Unbewusste Bestätigungsfehler können schnell deutlich finanzielle Konsequenzen nach sich ziehen. In einer amerikanischen Studie wurde festgestellt, dass Wertpapierinvestoren am häufigsten diejenigen Informationen zu den von ihnen gehaltenen und beobachteten Aktien anschauten, die ihrer vorgefertigten Meinung am ehesten entsprachen.
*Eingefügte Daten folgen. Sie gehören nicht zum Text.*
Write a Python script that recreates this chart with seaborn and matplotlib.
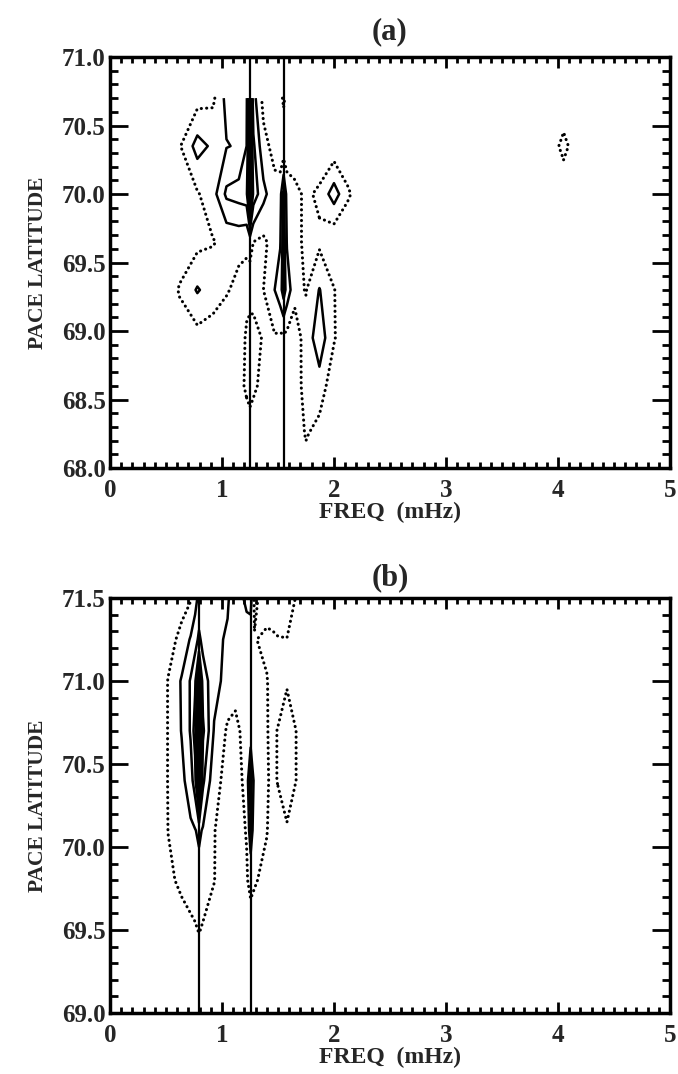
import matplotlib
matplotlib.use("Agg")
import matplotlib.pyplot as plt
import numpy as np
import seaborn as sns
from matplotlib.ticker import MultipleLocator, FormatStrFormatter

# ---- panel (a): power on a freq x latitude grid (rows = latitude) ----
freq_a = [0.0, 0.5, 0.62, 0.78, 0.92, 1.04, 1.15, 1.22, 1.25, 1.28, 1.37, 1.47, 1.52,
          1.55, 1.58, 1.65, 1.75, 1.87, 2.0, 2.12, 2.3, 3.9, 4.05, 4.2, 5.0]
lat_a = [67.9, 68.25, 68.6, 68.95, 69.3, 69.65, 70.0, 70.35, 70.7]
power_a_679 = [0, 0, 0, 0, 0, 0, 0, 0, 0, 0, 0, 0, 0, 0, 0, 0, 0.4, 0, 0, 0, 0, 0, 0, 0, 0]
power_a_6825 = [0, 0, 0, 0, 0, 0, 0, 0.4, 0.5, 0.4, 0, 0, 0, 0, 0, 0.3, 1.1, 0.6, 0, 0, 0, 0, 0, 0, 0]
power_a_686 = [0, 0, 0, 0, 0, 0, 0.6, 1.2, 1.4, 1.2, 0.7, 0.2, 0.1, 0.1, 0.1, 0.6, 1.3, 1.6, 0.3, 0, 0, 0, 0, 0, 0]
power_a_6895 = [0, 0, 0.4, 0.6, 0.5, 0.3, 0.6, 1.1, 1.3, 1.2, 0.95, 0.9, 0.8, 0.8, 0.7, 0.5, 1.4, 2.6, 1.1, 0.1, 0, 0, 0, 0, 0]
power_a_693 = [0, 0.2, 1.1, 2.1, 1.5, 1.1, 0.7, 0.8, 0.7, 0.8, 1.0, 2.0, 2.6, 3.5, 2.6, 1.3, 0.95, 2.05, 1.05, 0.2, 0, 0, 0, 0, 0]
power_a_6965 = [0, 0, 0.3, 0.7, 0.95, 1.2, 1.3, 1.1, 1.2, 1.0, 0.8, 1.4, 1.9, 3.6, 1.9, 1.6, 0.6, 0.8, 0.1, 0, 0, 0, 0, 0, 0]
power_a_700 = [0, 0, 0.3, 0.9, 1.6, 3.2, 3.4, 3.6, 8.0, 3.6, 2.3, 1.3, 1.6, 3.2, 1.6, 1.3, 0.8, 1.2, 2.5, 1.2, 0, 0, 0, 0, 0]
power_a_7035 = [0, 0, 0.9, 2.4, 1.8, 1.95, 2.1, 3.0, 6.0, 3.2, 1.3, 0.7, 0.3, 0.2, 0.3, 0.3, 0.1, 0.2, 0.3, 0.1, 0, 0, 1.4, 0, 0]
power_a_707 = [0, 0, 0.3, 0.6, 0.8, 2.3, 2.6, 2.8, 5.5, 2.4, 0.7, 0.3, 0.6, 1.2, 0.6, 0.2, 0, 0, 0, 0, 0, 0, 0, 0, 0]
power_a = [power_a_679, power_a_6825, power_a_686, power_a_6895, power_a_693,
           power_a_6965, power_a_700, power_a_7035, power_a_707]
lines_a = [1.25, 1.55]

# ---- panel (b) ----
freq_b = [0.0, 0.4, 0.52, 0.64, 0.72, 0.76, 0.795, 0.83, 0.93, 1.05, 1.12, 1.22, 1.256,
          1.29, 1.4, 1.45, 1.5, 1.58, 1.67, 1.8, 5.0]
lat_b = [68.9, 69.2, 69.5, 69.8, 70.1, 70.4, 70.7, 71.0, 71.25, 71.5]
power_b_689 = [0] * 21
power_b_692 = [0, 0, 0, 0.1, 0.15, 0.2, 0.2, 0.15, 0.1, 0, 0, 0, 0.1, 0, 0, 0, 0, 0, 0, 0, 0]
power_b_695 = [0, 0, 0.2, 0.6, 0.8, 0.9, 1.05, 0.9, 0.7, 0.2, 0.2, 0.3, 0.5, 0.5, 0.2, 0, 0, 0, 0, 0, 0]
power_b_698 = [0, 0, 0.8, 1.2, 1.4, 1.5, 1.6, 1.5, 1.02, 0.5, 0.5, 0.9, 1.3, 1.1, 0.7, 0.3, 0.3, 0.2, 0.1, 0, 0]
power_b_701 = [0, 0, 1.02, 1.4, 1.8, 1.95, 2.2, 1.9, 1.03, 0.6, 0.6, 1.05, 2.6, 1.4, 1.05, 0.6, 0.6, 0.9, 0.4, 0, 0]
power_b_704 = [0, 0, 1.05, 1.7, 2.6, 3.5, 7.5, 3.2, 1.3, 0.7, 0.7, 1.2, 3.6, 1.5, 1.1, 0.8, 1.05, 1.5, 0.95, 0, 0]
power_b_707 = [0, 0, 1.05, 2.05, 3.1, 4.5, 8.0, 4.2, 1.9, 0.85, 0.8, 1.3, 1.2, 1.5, 1.05, 0.8, 1.05, 1.5, 0.95, 0, 0]
power_b_710 = [0, 0, 1.05, 2.1, 3.1, 3.8, 6.0, 3.5, 2.4, 1.6, 1.3, 1.4, 1.5, 1.3, 1.05, 0.7, 0.5, 0.9, 0.4, 0, 0]
power_b_7125 = [0, 0.1, 0.6, 1.3, 2.1, 2.6, 3.2, 2.7, 2.2, 1.9, 1.6, 1.6, 1.4, 1.05, 0.8, 0.85, 0.95, 0.98, 0.5, 0, 0]
power_b_715 = [0, 0.2, 0.3, 0.6, 0.9, 1.6, 2.3, 2.2, 2.1, 2.1, 1.5, 2.2, 2.4, 0.8, 1.5, 1.55, 1.6, 1.5, 0.9, 0, 0]
power_b = [power_b_689, power_b_692, power_b_695, power_b_698, power_b_701,
           power_b_704, power_b_707, power_b_710, power_b_7125, power_b_715]
lines_b = [0.795, 1.256]

dotted_levels = [1]
solid_levels = [2, 3, 4, 5, 6, 7]

sns.set_theme(style="ticks")
plt.rcParams["font.family"] = ["Liberation Serif", "DejaVu Serif"]
plt.rcParams["font.weight"] = "bold"
plt.rcParams["axes.labelweight"] = "bold"
plt.rcParams["axes.titleweight"] = "bold"


def draw_panel(ax, freq, lat, power, lines, ylim, title, title_pad):
    z = np.array(power)
    # lowest level drawn as round dots
    cs = ax.contour(freq, lat, z, levels=dotted_levels, colors="black",
                    linewidths=2.2, linestyles=[(0, (0.05, 1.7))])
    cs.set_capstyle("round")
    ax.contour(freq, lat, z, levels=solid_levels, colors="black",
               linewidths=1.8, linestyles="solid")
    for f in lines:
        ax.axvline(f, color="black", lw=1.6)

    ax.set_xlim(0, 5)
    ax.set_ylim(*ylim)
    ax.xaxis.set_major_locator(MultipleLocator(1))
    ax.xaxis.set_minor_locator(MultipleLocator(0.1))
    ax.yaxis.set_major_locator(MultipleLocator(0.5))
    ax.yaxis.set_minor_locator(MultipleLocator(0.1))
    ax.xaxis.set_major_formatter(FormatStrFormatter("%d"))
    ax.yaxis.set_major_formatter(FormatStrFormatter("%.1f"))
    ax.tick_params(which="both", direction="in", top=True, right=True,
                   width=2, color="black", labelsize=18)
    ax.tick_params(axis="x", which="major", length=8, pad=8)
    ax.tick_params(axis="x", which="minor", length=4)
    ax.tick_params(axis="y", which="major", length=13, pad=3)
    ax.tick_params(axis="y", which="minor", length=6)
    for s in ax.spines.values():
        s.set_linewidth(2.5)
        s.set_color("black")
    ax.set_xlabel("FREQ  (mHz)", fontsize=17, labelpad=0)
    ax.set_ylabel("PACE LATITUDE", fontsize=15.5, labelpad=10)
    ax.set_title(title, fontsize=22, pad=title_pad)


fig = plt.figure(figsize=(6.78, 10.74), dpi=100)
ax_a = fig.add_axes([0.1622, 0.5642, 0.826, 0.3827])
ax_b = fig.add_axes([0.1622, 0.0568, 0.826, 0.3864])

draw_panel(ax_a, freq_a, lat_a, power_a, lines_a, (68.0, 71.0), "(a)", 13)
draw_panel(ax_b, freq_b, lat_b, power_b, lines_b, (69.0, 71.5), "(b)", 9)

fig.savefig("out.png", dpi=100)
Glaubte einer an eine positive Entwicklung seiner Anteile, so las er vermehrt positive Nachrichten. Wollte jemand verkaufen, beschäftigte er sich vermehrt mit kritischen Berichten. Hatten die beobachteten Investoren mit ihrem Verhalten im Verlauf Erfolg? Diejenigen, deren eigene Meinung am stärksten ausgeprägt war, schnitten im Vergleich am schlechtesten ab und fuhren unnötig Verluste ein.

Der Starinvestor Warren Buffet ist sich des Risikos der kognitiven Verzerrung bewusst. Anderen Meinungen zuzuhören gehört für ihn zum eigenen Verbesserungsprozess. So lud er beispielsweise seinen ärgsten Kritiker Doug Kass einmal zur jährlich stattfindenden Aktionärsversammlung ein und bat ihn um einen eigenen Redebeitrag. Buffet möchte genau wissen, welche anderen Meinungen es gibt. Er hört seinen Kritikern genau zu.

Es bedarf einer kontinuierlichen bewussten Anstrengung, häufig genutzte Denkstrukturen zu verlassen, um bei wichtigen Entscheidungen nicht in die eigene Falle zu tappen. Um Bestätigungsfehler zu vermeiden, achten Sie darauf, die eigene Vorannahme als Vermutung zugrunde zu legen und nicht bereits als Tatsache. Eine Annahme kann sich immer noch als falsch erweisen. Das sieht bei einer Tatsache ganz anders aus.